Es lógico que los partidos tradicionales sospechen del empoderamiento político ciudadano, que es tanto proceso como resultado de mayor implicación en la política: de hecho, llevan gestionando el poder desde hace décadas casi sin oposición, dado el consenso, eficazmente construido vía medios de comunicación, que existía sobre el crucial papel de los partidos. Lo llamativo en este, si se puede llamar así, nuevo ciclo político es que el partido emergente, tanto en su funcionamiento interno como en su acción en las instituciones en las que ha alcanzado cuotas de poder, ha mostrado un continuismo que calificaría de flagrante, por su contradicción con el espíritu que decía animarle (a tenor de las declaraciones de sus portavoces más conspicuos). Continuismo porque no se ha apartado de las prácticas de los otros partidos por las que, en el ámbito interno, se prima la cohesión a expensas de la pluralidad; continuismo porque en el ámbito externo adolece del paternalismo característico de los partidos tradicionales, por el que suele manifestarse que conoce mejor los intereses de los ciudadanos que ellos mismos. Al fin y al cabo, la legitimidad que se obtiene al haber sido democráticamente elegidos, por los procedimientos sancionados por las leyes, los habilita, según se desprende de su acción política, para fundirse en un solo cuerpo con la ciudadanía y así poder dirigirla -o sancionarla- cuando sea menester. Además, el partido emergente sufre de la mayor intolerancia hacia la crítica.

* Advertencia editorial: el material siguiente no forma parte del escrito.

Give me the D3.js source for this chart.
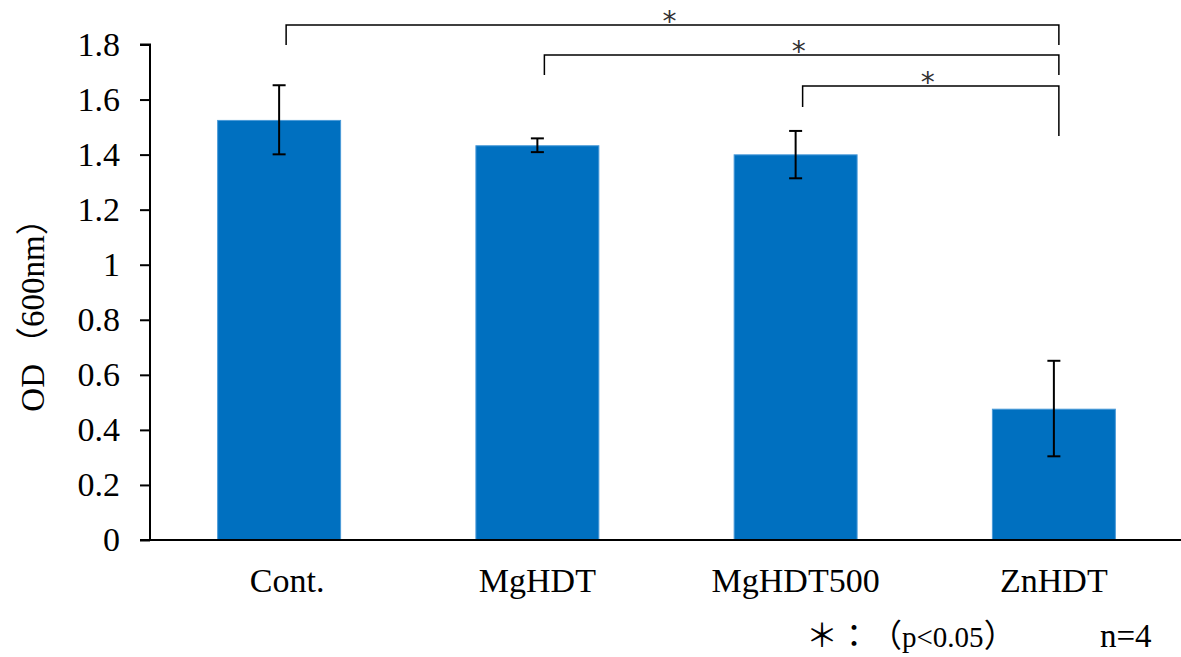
<!DOCTYPE html>
<html>
<head>
<meta charset="utf-8">
<script src="https://cdn.jsdelivr.net/npm/d3@7"></script>
<style>
  body { margin: 0; background: #fff; }
  text { font-family: "Liberation Serif", "Noto Sans CJK JP", serif; fill: #000; }
</style>
</head>
<body>
<div id="chart"></div>
<script>
const categories = ['Cont.', 'MgHDT', 'MgHDT500', 'ZnHDT'];
const means = [1.526, 1.434, 1.401, 0.477];
const errLow = [1.401, 1.409, 1.314, 0.304];
const errHigh = [1.652, 1.459, 1.486, 0.651];
const yTicks = [0, 0.2, 0.4, 0.6, 0.8, 1, 1.2, 1.4, 1.6, 1.8];
// significance brackets: [from, to, level]
const brackets = [
  ['Cont.', 'ZnHDT', 0],
  ['MgHDT', 'ZnHDT', 1],
  ['MgHDT500', 'ZnHDT', 2]
];

const width = 1181, height = 657;
const svg = d3.select('#chart').append('svg')
  .attr('width', width)
  .attr('height', height);

const x = d3.scaleBand()
  .domain(categories)
  .range([150, 1183])
  .paddingInner(0.52)
  .paddingOuter(0.26);

const y = d3.scaleLinear()
  .domain([0, 1.8])
  .range([540, 44.5]);

// bars (thin light edge like the original)
svg.selectAll('rect.bar')
  .data(categories)
  .join('rect')
  .attr('class', 'bar')
  .attr('x', d => x(d) + 0.5)
  .attr('y', (d, i) => y(means[i]) + 0.5)
  .attr('width', x.bandwidth() - 1)
  .attr('height', (d, i) => y(0) - y(means[i]) - 0.5)
  .attr('fill', '#0070c0')
  .attr('stroke', '#4a9ad8')
  .attr('stroke-width', 1);

// error bars
const eb = svg.append('g').attr('stroke', '#000').attr('stroke-width', 2);
categories.forEach((c, i) => {
  const cx = x(c) + x.bandwidth() / 2;
  eb.append('line').attr('x1', cx).attr('x2', cx).attr('y1', y(errLow[i])).attr('y2', y(errHigh[i]));
  eb.append('line').attr('x1', cx - 6.5).attr('x2', cx + 6.5).attr('y1', y(errLow[i])).attr('y2', y(errLow[i]));
  eb.append('line').attr('x1', cx - 6.5).attr('x2', cx + 6.5).attr('y1', y(errHigh[i])).attr('y2', y(errHigh[i]));
});

// y axis
const yAxis = svg.append('g')
  .attr('transform', 'translate(150,0)')
  .call(d3.axisLeft(y).tickValues(yTicks).tickSize(10).tickPadding(20).tickFormat(d3.format('')));
yAxis.select('.domain').attr('d', `M-10,${y(1.8)}H0V${y(0)}`).attr('stroke-width', 2);
yAxis.selectAll('.tick line').attr('stroke-width', 2);
yAxis.selectAll('.tick text').attr('font-size', 34);

// x axis
const xAxis = svg.append('g')
  .attr('transform', `translate(0,${y(0)})`)
  .call(d3.axisBottom(x).tickSize(0).tickPadding(28));
xAxis.select('.domain').attr('d', `M140,0H1181`).attr('stroke-width', 2);
xAxis.selectAll('.tick text').attr('font-size', 34)
  .attr('dx', d => d === 'Cont.' ? 8 : 0);

// y label
const yl = svg.append('text')
  .attr('transform', 'translate(44,307) rotate(-90)')
  .attr('text-anchor', 'middle')
  .attr('font-size', 33);
yl.append('tspan').text('OD');
yl.append('tspan').attr('dx', 4).text('（600nm）');

// significance brackets
const levelY = [25, 55, 86];
const dropL = [45, 75, 107];
const dropR = [45, 75, 136];
const bg = svg.append('g');
brackets.forEach(([a, b, lv]) => {
  const x1 = x(a) + x.bandwidth() / 2 + 7;
  const x2 = x(b) + x.bandwidth() / 2 + 5;
  bg.append('path')
    .attr('d', `M${x1},${dropL[lv]}V${levelY[lv]}H${x2}V${dropR[lv]}`)
    .attr('fill', 'none')
    .attr('stroke', '#000')
    .attr('stroke-width', 1.5);
  bg.append('text')
    .attr('x', (x1 + x2) / 2 - 3)
    .attr('y', levelY[lv] + 6)
    .attr('text-anchor', 'middle')
    .attr('font-size', 28)
    .style('font-family', 'DejaVu Sans')
    .style('fill', '#333')
    .text('*');
});

// footnotes
svg.append('text').attr('x', 806).attr('y', 647).attr('font-size', 32).text('＊');
svg.append('text').attr('x', 838).attr('y', 647).attr('font-size', 32).text('：');
const fn = svg.append('text').attr('x', 870).attr('y', 647);
fn.append('tspan').attr('font-size', 32).text('（');
fn.append('tspan').attr('font-size', 29).style('font-family', 'Liberation Serif').text('p<0.05');
fn.append('tspan').attr('font-size', 32).text('）');
svg.append('text')
  .attr('x', 1100).attr('y', 647)
  .attr('font-size', 33)
  .text('n=4');
</script>
</body>
</html>
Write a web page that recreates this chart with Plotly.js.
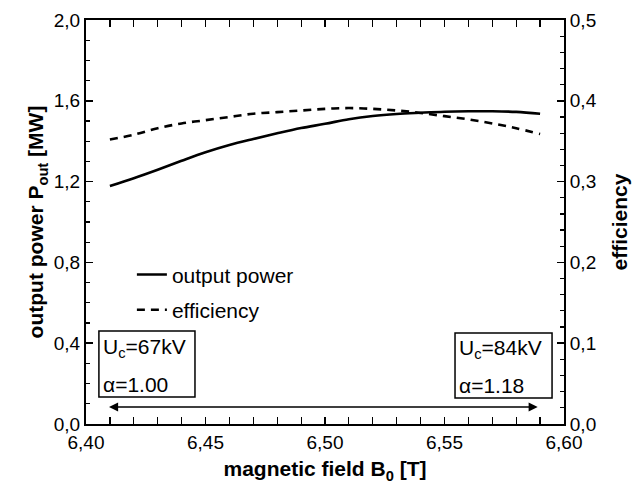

Mayor, en mi opinión, que los partidos clásicos, ya anclados desde hace tiempo en el cinismo y en el ensimismamiento. Dado que según sus simpatizantes este nuevo partido representa a la izquierda de verdad (y más aún tras su coalición electoral con IU), cuando no es un partido transversal, según sus líderes, cualquier crítica hacia él se toma no como una oportunidad de enmendar errores y mejorar sus planteamientos, sino como un ataque a su supuesta actividad emancipadora y democratizadora. En definitiva, el crítico se convierte en un huésped del Hotel Gran Abismo donde rumia su envidia y masculla su frustración mientras otros, estos sí clarividentes, se empeñan en cambiar el mundo.